MLB Pipeline’s Jim Callis spoke highly of Raya’s “advanced pitchability” on MLB Network following the 17-year-old right-hander’s selection thanks to a fastball that already touches 94 mph, complemented by two distinct breaking balls — a curve and slider — as well as a changeup. He’s got some high spin on his pitches, too, as is well documented in his work with pitch-tracking equipment that he shares on his Twitter profile.
The advanced raw stuff is helped by clean mechanics featuring good lower-half usage and a powerful finish. The Twins have also noted that the 6-foot, 165-pound Raya still has room to grow into his frame and add more strength as he progresses through the Twins’ beefed-up player development machine.

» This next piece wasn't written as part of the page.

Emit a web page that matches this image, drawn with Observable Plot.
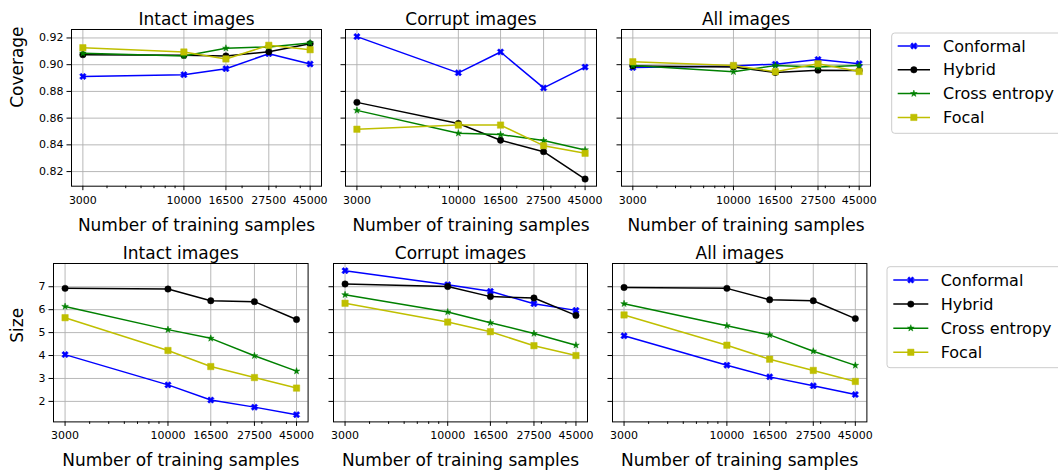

“He’s a great piece of clay for our player development to mold and to build,” Johnson said. “We think he checks a lot of boxes for us. For a high school pitcher, great foundation to evolve into a starter. Tremendous competitor. He’s a solid athlete and again, we’re really excited to get him in the fourth round.”
Here’s part of MLB Pipeline’s scouting report for Blaze Jordan, who was drafted at No. 89 overall by the Red Sox on Thursday:
“Few players in the 2020 Draft can do more damage to a baseball than Jordan, whose legend began to grow when he won his first national home run derby at age 11 and belted a pair of 500-foot homers at another when he was 13.”
But the Twins didn’t draft that hyperbole-laden power from Jordan. Why, then, is this relevant? Because Rosario beat the powerful Jordan in the finals of the home run derby at the 2019 Area Code Games. Despite representing the team nicknamed the “Bomba Squad” and all that, the Twins’ scouting contingent didn’t attend that derby, though they did plenty of scouting on Rosario, MLB Pipeline’s No. 182 prospect, over the course of the event otherwise.
“I think they might use different balls for that, so we don’t go to that,” Johnson said. “We’ve never seen one swing at the home run derby. We’re more into the games and how they’re being played, and I’ve seen some of the stuff on the internet about how far [Rosario has] hit balls. Obviously, we’ve seen that, too, in person, during the games.”
Chalk up the 17-year-old Rosario as another basher that could play a role in a future Bomba Squad 2.0 thanks to what MLB Pipeline’s scouting report describes as “plus-plus power” that anchors the skill set of the 6-foot-1, 205-pound outfielder from the Big Island of Hawai’i. Rosario does work with baseball coach Kaha Wong — father of Cardinals infielder Kolten Wong — in the islands, and the elder Wong gave “rave reviews” of Rosario as a player, Johnson said.
“He’s strong,” Johnson said. “He’s got a good swing. Much in line with the three hitters we took, these guys are hitters who can do a lot of damage with the baseball and all have a chance for real power. To get him in the fifth round, we felt really good about it.”